Elaine Estrela Moura (born 1 November 1982), commonly known as Elaine, is a Brazilian footballer and coach. A versatile player that can be used in the defense or midfield, she played for the Brazil women's national football team. She previously played for Tyresö and Umeå IK of the Swedish Damallsvenskan, as well as Saint Louis Athletica in the American Women's Professional Soccer (WPS).

Club career

She started playing soccer influenced by her brother, and played for Bahia teams until 2000, but never getting any salary. Three years later, she became professional in Ferroviária. After a game between the Brazilian national team and Umeå IK in 2004, she was contracted by Umeå and played for them in Damallsvenskan from 2005 to 2009, where she joined Marta.

In 2010, she moved to the United States and played for Saint Louis Athletica in Women's Professional Soccer (WPS). When the club went bust shortly afterwards, she decided to return to Sweden and joined Tyresö FF of the Damallsvenskan.

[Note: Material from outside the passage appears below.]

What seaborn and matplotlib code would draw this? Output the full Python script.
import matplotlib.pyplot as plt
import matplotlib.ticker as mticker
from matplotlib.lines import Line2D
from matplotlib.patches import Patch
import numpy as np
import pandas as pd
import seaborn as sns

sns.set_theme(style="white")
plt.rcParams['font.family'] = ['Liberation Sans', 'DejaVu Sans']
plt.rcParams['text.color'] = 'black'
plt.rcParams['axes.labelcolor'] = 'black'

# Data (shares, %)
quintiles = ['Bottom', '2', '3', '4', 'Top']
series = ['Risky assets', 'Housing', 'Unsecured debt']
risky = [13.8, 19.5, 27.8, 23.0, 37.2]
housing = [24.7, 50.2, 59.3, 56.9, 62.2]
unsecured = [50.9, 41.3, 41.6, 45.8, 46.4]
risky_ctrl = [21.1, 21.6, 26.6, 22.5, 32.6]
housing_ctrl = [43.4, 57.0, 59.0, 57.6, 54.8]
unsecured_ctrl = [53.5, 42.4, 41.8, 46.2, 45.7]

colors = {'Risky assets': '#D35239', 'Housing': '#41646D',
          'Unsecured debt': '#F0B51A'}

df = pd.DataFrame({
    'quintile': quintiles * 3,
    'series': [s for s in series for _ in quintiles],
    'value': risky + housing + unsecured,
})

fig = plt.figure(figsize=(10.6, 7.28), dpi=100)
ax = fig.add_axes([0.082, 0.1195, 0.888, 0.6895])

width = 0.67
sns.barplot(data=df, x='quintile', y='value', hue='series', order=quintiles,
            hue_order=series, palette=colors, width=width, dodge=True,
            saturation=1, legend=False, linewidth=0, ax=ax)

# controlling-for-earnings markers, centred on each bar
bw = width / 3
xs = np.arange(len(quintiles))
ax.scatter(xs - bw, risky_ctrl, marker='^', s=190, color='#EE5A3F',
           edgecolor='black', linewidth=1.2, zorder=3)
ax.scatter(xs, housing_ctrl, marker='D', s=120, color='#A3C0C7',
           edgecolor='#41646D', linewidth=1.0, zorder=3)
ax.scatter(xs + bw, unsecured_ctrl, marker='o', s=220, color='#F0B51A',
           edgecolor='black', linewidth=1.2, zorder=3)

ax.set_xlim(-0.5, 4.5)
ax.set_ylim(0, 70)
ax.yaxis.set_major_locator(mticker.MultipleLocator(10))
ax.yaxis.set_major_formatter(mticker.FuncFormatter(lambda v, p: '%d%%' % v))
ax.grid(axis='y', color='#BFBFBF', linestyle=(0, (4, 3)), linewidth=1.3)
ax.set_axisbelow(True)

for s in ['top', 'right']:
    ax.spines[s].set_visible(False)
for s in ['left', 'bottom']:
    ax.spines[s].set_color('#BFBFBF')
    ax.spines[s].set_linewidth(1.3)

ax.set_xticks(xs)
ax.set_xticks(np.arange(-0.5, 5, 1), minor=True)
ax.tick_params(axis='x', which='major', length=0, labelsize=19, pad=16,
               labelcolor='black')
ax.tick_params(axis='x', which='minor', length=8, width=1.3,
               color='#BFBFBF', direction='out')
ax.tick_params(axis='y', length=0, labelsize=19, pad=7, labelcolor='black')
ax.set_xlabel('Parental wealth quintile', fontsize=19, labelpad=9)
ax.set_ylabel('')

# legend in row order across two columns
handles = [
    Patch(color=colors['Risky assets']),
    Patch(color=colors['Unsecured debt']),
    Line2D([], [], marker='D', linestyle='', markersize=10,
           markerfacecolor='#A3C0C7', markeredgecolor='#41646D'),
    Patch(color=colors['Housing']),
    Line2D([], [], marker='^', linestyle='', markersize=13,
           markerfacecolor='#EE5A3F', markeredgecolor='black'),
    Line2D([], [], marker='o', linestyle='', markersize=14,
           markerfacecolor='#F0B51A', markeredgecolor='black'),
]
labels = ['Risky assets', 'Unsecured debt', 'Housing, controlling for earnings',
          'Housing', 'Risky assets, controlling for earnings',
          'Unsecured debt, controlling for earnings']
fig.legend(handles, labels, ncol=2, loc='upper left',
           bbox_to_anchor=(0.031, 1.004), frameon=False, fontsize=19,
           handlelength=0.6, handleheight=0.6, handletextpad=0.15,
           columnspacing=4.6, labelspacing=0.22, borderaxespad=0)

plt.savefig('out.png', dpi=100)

Tyresö won the Damallsvenskan title for the first time in the 2012 season and Elaine collected her fifth Swedish league winner's medal. With competition for places becoming very strong at Tyresö, Elaine moved on loan to nearby Elitettan club Älta IF in July 2013. Ahead of the 2014 season she made her transfer to Älta permanent.

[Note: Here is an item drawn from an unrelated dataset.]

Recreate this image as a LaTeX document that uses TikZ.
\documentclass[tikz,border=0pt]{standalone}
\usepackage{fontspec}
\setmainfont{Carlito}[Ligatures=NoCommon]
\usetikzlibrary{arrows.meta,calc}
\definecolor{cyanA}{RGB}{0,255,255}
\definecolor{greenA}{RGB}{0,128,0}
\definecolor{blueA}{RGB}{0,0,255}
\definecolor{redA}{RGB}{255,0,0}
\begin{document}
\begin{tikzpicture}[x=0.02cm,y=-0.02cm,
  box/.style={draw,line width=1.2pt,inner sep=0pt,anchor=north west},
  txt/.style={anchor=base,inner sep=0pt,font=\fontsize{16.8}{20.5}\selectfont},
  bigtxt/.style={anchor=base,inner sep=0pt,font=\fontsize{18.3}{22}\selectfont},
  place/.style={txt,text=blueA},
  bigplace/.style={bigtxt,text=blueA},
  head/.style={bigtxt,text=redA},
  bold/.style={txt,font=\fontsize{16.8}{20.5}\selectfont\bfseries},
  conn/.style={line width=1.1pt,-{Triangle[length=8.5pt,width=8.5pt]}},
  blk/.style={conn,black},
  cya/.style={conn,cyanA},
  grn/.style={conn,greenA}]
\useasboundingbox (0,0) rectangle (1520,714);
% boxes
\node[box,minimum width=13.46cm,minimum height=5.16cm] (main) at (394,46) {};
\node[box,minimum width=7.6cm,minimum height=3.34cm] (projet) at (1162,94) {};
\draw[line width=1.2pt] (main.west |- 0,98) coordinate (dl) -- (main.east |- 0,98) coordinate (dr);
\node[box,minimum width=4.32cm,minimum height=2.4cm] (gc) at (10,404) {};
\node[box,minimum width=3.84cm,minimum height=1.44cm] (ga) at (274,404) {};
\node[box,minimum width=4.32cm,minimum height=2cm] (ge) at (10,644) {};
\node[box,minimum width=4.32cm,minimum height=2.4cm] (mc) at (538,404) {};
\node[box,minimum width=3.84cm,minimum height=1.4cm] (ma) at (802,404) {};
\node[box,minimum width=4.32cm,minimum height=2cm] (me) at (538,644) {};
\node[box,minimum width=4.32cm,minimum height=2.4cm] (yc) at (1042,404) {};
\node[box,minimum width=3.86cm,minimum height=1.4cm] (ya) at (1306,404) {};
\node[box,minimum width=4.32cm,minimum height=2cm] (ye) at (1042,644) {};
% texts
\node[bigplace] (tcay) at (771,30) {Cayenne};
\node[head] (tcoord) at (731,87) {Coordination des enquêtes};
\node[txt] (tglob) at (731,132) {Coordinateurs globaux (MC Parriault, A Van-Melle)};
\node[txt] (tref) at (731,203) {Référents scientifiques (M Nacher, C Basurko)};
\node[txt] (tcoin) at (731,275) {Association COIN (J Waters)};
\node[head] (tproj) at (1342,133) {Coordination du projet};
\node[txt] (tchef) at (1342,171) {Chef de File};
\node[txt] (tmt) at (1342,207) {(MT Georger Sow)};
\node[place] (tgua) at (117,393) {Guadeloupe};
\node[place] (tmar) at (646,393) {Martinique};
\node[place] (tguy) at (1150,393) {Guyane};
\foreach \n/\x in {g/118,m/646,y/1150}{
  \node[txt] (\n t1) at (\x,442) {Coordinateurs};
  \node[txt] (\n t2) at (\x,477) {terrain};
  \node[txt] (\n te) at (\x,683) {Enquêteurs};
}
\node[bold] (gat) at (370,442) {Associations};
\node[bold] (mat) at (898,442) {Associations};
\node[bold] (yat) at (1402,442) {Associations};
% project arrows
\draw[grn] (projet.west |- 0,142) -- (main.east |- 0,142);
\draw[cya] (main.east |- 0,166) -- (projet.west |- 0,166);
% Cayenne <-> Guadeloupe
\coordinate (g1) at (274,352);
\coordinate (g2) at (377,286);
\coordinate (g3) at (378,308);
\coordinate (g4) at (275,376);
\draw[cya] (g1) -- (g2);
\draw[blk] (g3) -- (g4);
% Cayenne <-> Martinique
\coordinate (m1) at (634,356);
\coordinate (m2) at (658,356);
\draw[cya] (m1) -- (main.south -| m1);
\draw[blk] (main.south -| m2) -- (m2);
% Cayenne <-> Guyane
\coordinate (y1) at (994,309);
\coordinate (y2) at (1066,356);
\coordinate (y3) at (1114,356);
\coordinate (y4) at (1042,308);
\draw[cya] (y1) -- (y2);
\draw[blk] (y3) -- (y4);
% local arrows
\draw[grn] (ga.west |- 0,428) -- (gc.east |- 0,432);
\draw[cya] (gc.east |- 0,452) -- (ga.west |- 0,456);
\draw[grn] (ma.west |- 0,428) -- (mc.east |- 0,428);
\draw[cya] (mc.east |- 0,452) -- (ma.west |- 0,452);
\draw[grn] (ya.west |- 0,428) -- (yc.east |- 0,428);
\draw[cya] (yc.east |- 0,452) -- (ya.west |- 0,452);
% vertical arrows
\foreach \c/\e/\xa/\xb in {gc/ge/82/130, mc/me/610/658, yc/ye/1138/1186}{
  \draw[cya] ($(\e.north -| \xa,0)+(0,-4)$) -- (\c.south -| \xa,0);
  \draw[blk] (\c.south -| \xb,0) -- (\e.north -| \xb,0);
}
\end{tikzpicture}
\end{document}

She stopped playing after the 2014 season and joined Djurgårdens as an assistant coach for 2015. In 2018 she missed playing and joined Division 3 club Lindhagen FF as a player.

International career
Elaine's performances for Ferroviária brought her to the notice of Brazil women's national football team selectors and she featured in the gold medal-winning national team at the 2003 Pan American Games.

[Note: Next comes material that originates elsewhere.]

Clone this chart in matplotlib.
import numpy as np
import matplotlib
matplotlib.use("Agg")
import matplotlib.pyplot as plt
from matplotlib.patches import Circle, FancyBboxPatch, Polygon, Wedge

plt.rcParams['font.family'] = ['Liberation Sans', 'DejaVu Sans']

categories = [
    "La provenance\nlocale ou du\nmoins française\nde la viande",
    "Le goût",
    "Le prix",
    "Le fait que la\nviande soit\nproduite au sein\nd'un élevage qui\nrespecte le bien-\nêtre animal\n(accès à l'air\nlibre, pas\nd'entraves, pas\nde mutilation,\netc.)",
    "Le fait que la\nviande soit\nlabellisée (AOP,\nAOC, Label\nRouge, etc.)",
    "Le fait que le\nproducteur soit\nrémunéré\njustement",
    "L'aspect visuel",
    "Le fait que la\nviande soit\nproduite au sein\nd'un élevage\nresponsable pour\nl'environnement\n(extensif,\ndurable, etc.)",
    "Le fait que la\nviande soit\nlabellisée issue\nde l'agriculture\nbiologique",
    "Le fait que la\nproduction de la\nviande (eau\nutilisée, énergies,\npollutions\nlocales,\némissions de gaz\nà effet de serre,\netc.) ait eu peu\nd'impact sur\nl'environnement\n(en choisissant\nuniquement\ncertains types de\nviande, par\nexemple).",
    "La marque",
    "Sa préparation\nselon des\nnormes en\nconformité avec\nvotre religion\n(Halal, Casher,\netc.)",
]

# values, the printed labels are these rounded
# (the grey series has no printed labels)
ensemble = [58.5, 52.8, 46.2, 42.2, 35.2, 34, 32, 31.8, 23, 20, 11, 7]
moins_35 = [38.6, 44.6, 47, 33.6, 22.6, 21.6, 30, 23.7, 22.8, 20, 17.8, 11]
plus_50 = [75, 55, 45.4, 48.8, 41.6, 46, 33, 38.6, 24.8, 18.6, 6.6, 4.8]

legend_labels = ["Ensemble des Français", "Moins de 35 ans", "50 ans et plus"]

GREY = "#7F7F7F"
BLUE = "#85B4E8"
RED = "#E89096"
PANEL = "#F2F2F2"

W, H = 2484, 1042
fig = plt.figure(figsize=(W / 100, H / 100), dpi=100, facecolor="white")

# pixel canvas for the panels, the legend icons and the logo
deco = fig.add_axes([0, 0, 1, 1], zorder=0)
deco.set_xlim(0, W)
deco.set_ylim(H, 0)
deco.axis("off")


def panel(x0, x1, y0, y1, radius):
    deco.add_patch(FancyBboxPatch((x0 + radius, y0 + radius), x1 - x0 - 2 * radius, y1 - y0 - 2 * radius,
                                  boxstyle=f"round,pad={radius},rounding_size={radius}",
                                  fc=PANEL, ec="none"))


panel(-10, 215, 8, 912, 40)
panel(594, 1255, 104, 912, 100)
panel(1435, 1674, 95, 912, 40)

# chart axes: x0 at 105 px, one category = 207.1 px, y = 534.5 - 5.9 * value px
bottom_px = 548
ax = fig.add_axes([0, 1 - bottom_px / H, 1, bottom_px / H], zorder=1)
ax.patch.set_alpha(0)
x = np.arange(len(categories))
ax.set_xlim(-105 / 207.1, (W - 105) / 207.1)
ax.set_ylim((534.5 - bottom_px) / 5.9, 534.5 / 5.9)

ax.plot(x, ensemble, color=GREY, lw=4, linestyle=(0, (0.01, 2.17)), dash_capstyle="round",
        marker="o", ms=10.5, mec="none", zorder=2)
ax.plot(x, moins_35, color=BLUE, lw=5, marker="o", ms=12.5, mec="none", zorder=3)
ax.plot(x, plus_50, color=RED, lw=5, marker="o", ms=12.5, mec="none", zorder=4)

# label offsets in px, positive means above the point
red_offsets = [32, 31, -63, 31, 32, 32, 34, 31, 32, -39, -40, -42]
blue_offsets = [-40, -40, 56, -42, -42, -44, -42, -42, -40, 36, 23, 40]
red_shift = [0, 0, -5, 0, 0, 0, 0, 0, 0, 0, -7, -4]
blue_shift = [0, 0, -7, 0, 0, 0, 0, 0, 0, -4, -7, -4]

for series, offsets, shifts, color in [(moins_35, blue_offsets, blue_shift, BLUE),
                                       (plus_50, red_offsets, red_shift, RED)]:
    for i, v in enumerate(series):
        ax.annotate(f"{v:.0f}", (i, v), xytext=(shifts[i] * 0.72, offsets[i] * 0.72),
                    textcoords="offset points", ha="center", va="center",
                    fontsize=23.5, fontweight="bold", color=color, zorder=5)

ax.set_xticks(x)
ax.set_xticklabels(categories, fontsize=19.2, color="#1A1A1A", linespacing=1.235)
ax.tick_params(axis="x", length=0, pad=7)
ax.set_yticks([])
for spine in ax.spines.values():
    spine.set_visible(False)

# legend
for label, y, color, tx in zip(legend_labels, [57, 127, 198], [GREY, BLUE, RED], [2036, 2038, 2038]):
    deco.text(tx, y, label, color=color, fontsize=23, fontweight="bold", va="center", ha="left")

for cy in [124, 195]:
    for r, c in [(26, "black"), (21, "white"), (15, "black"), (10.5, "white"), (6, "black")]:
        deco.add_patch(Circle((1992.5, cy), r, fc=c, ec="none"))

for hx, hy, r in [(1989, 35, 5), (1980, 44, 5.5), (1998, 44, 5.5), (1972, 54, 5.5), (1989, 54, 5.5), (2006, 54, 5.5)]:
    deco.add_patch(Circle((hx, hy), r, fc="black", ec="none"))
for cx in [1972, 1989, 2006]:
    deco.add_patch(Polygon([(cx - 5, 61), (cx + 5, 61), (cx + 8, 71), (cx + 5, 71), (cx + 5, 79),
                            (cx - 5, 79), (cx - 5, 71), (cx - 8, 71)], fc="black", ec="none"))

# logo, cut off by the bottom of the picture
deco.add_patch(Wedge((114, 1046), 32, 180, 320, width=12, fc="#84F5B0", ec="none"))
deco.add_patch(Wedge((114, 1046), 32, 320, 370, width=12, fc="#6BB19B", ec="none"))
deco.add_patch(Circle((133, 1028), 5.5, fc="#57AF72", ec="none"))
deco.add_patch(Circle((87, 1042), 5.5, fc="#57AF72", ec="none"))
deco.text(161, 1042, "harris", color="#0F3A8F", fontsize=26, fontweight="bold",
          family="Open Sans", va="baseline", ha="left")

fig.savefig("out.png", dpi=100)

She was selected for the 2004 Athens Olympics and played in the 2–1 overtime final defeat by the United States, as Brazil collected silver medals.

She remained in the national selection for the 2007 Pan American Games, where Brazil retained their gold medals. At the 2007 FIFA Women's World Cup in China, Elaine featured in Brazil's striking 4–0 semi-final win over the United States and the 2–0 final defeat by Germany.

She was included in the final 21-player squad for the 2011 FIFA Women's World Cup in Germany. She was removed from the national team squad two days before the start of the London 2012 Olympics when magnetic resonance imaging revealed a muscle injury.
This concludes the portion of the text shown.